Shannon Atkins displays one of her many video lessons that she utilizes in her flipped classroom. Photo by Kaitlyn Ngo.by Kaitlyn Ngo and Amy Vu, Staff Writers and Photographers
Shannon Atkins, a math teacher at Fountain Valley High School, explains about a teaching method she has where she flips the classroom.
A flipped classroom is a method of teaching where lectures and lessons are viewed at home and class time is devoted to discussion, questions, and additional practice.
This model is starting to be largely integrated with curriculum as teachers feel it is more beneficial and helpful to students.
Atkins is the one of the first teachers on campus to pioneer this new model of teaching. She believes that it is a great tool to use in the classroom and tries to utilize this method once a week.
“I think [flipped classrooms] is pretty cool. It’s not necessarily good for a daily thing, but for the easier lessons, I think it’s a really good strategy.”

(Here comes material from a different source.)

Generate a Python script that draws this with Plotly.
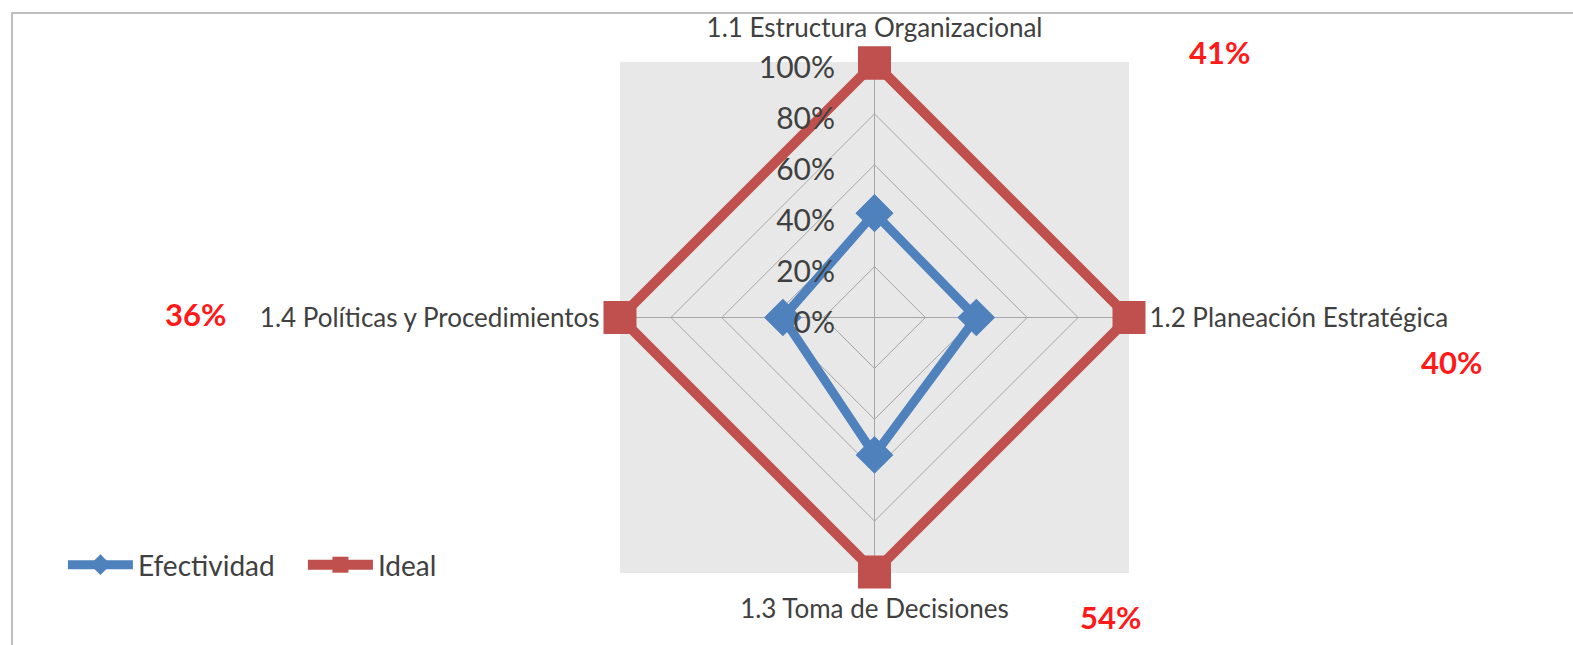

Atkins first learnt of this method of teaching from other math teachers at other schools in the district. Soon after, she discovered how it worked, how the teachers were utilizing this tool, and decided to give it a shot.
Atkins finds that instant feedback is how the students benefit most from this teaching style. Students can view and learn the material at home, then at school, they can seek help and obtain a better understanding of the lesson.
Another effective teaching tool that Atkins mentions is PlayPosit, a program on Canvas that allows her to produce and upload videos and embed questions that quiz students and provide them with easy points. Atkins makes use of this program to ensure that her students watch and pay attention during the educational videos.
Noting strengths and weaknesses of having a flipped classroom, Atkins describes how it affects the students and their learning process.
For strengths, students have the ability to practice in class and get feedback instantaneously. Due to the lesson being learnt at home, more class time can be dedicated to the actual material and students asking questions. It gives them the opportunity to ask for clarification during the whole fifty-five minute period, allowing for students to grasp a better understanding of the material.
The downside of teaching with a flipped classroom is that it is a lot more work for teachers. Making videos and planning lessons takes time to film, edit, and upload. Atkins notes that this is an occurring issue as she often has technical difficulties filming and editing the videos on her iPad.
Though, it does have its advantages and drawbacks, she encourages other teachers to experiment and try out the “flipped classroom” method. She views the flipped classroom as an effective strategy for teaching. Because of the positive results she received, she decided to permanently integrate it into her teaching for the rest of the year.
“Let’s do it. Let’s do it more,” she said.